Yeah, that is definitely broken, and also it occurs to me that this
coding is not robust in the face of non-ASCII identifiers (since
the behavior of isalnum is unportable in that case).  I've posted
a draft patch for that in a separate thread [1].

> Maybe it's worth fixing that, and making putid() also print empty user 
> names correspondingly.

putid() prints an empty name as an empty string, which seems fine
at least at this level.

> Alternatively, it's the fault of initdb that it constructs aclitem 
> values that don't follow the aclitem-specific quoting rules.

With the patch at [1], initdb -U '' still fails at the same place,
but now with

FATAL:  a name must follow the "/" sign at character 72

which is a consequence of getid()'s output not distinguishing
"I found nothing" from "I found an empty string".  Now if we
cared to support empty identifiers, we could make some more
revisions here so that those were consistently represented as
"" rather than nothing.  But I fail to see that that's a useful
expenditure of time: we're never going to allow empty names.

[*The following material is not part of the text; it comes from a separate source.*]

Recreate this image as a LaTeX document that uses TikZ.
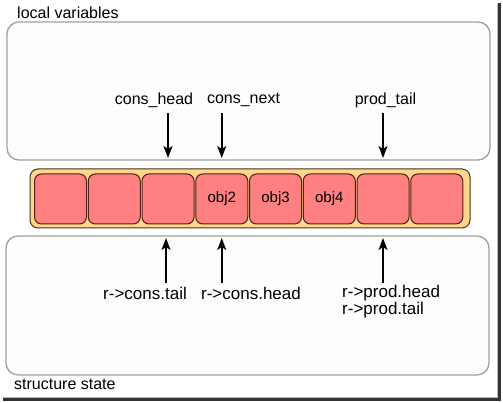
\documentclass[tikz,border=0pt]{standalone}
\usepackage{fontspec}
\setmainfont{Liberation Sans}
\usetikzlibrary{arrows.meta}
\definecolor{boxline}{RGB}{160,160,160}
\definecolor{boxfill}{RGB}{253,253,253}
\definecolor{ringfill}{RGB}{255,214,138}
\definecolor{ringline}{RGB}{70,50,20}
\definecolor{cellfill}{RGB}{255,128,128}
\definecolor{cellline}{RGB}{80,30,25}
\begin{document}
\begin{tikzpicture}[x=1pt, y=-1pt,
  area/.style={draw=boxline, line width=1.3pt, fill=boxfill, rounded corners=12pt,
    minimum width=483pt, inner sep=0},
  ring/.style={draw=ringline, line width=1pt, fill=ringfill, rounded corners=8pt,
    minimum width=440pt, minimum height=59pt, inner sep=0},
  slot/.style={draw=cellline, line width=1pt, fill=cellfill, rounded corners=7pt,
    minimum width=52pt, minimum height=50pt, inner sep=0, font=\fontsize{15}{15}\selectfont},
  label/.style={inner sep=0, font=\fontsize{16}{17}\selectfont},
  ptr/.style={inner sep=0, font=\fontsize{17}{17}\selectfont},
  pointer/.style={line width=1.5pt, -{Stealth[length=12pt, width=9pt, inset=3pt]}}]
\useasboundingbox (0,0) rectangle (503,403);
% screenshot shadow
\draw[boxline!70, line width=.8pt] (497,3) -- (497,397) -- (3,397);
\draw[black!80, line width=3pt] (499.5,3) -- (499.5,399.5) -- (3,399.5);

% the two areas
\node [area, minimum height=138pt] (locals) at (248.5,91) {};
\node [area, minimum height=139pt] (state) at (247.5,305.5) {};
\node [label, anchor=west] (loctitle) at (17,13) {local variables};
\node [label, anchor=west] (sttitle) at (14,384) {structure state};

% the ring buffer
\node [ring] (buffer) at (250,198.5) {};
\node [slot] (c1) at (60.5,199) {};
\node [slot] (c2) at (114.25,199) {};
\node [slot] (c3) at (168,199) {};
\node [slot] (c4) at (221.75,199) {obj2};
\node [slot] (c5) at (275.5,199) {obj3};
\node [slot] (c6) at (329.25,199) {obj4};
\node [slot] (c7) at (383,199) {};
\node [slot] (c8) at (436.75,199) {};

% local variables
\node [label] (conshead) at (154,100) {cons\_head};
\node [label] (consnext) at (243.5,100) {cons\_next};
\node [label] (prodtail) at (385.5,100) {prod\_tail};
\coordinate (t3) at (168,113);
\coordinate (t4) at (221.75,113);
\coordinate (t7) at (383,113);
\coordinate (h3) at (168,158);
\coordinate (h4) at (221.75,158);
\coordinate (h7) at (383,158);
\draw [pointer] (t3) -- (h3);
\draw [pointer] (t4) -- (h4);
\draw [pointer] (t7) -- (h7);

% structure state
\node [ptr] (constail) at (145,293) {r->cons.tail};
\node [ptr] (conshd) at (251,293) {r->cons.head};
\node [ptr, anchor=west, align=left] (prod) at (342,301.5) {r->prod.head\\r->prod.tail};
\coordinate (b3) at (166,283);
\coordinate (b4) at (221.75,283);
\coordinate (b7) at (383,283);
\coordinate (u3) at (166,238);
\coordinate (u4) at (221.75,238);
\coordinate (u7) at (383,238);
\draw [pointer] (b3) -- (u3);
\draw [pointer] (b4) -- (u4);
\draw [pointer] (b7) -- (u7);
\end{tikzpicture}
\end{document}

> Another thought is, if we don't allow zero-length names, shouldn't 
> namein() reject empty input strings?

I'm inclined to think not.  It's introducing too much of a gotcha
for too little return.  As a perhaps-not-quite-exact analogy,
NULL::name also doesn't correspond to any identifier you can spell
in SQL; but we're not going to try to forbid that value.  So there
is at least one value of type "name" that isn't valid in SQL, and
I don't see why ''::name can't be another.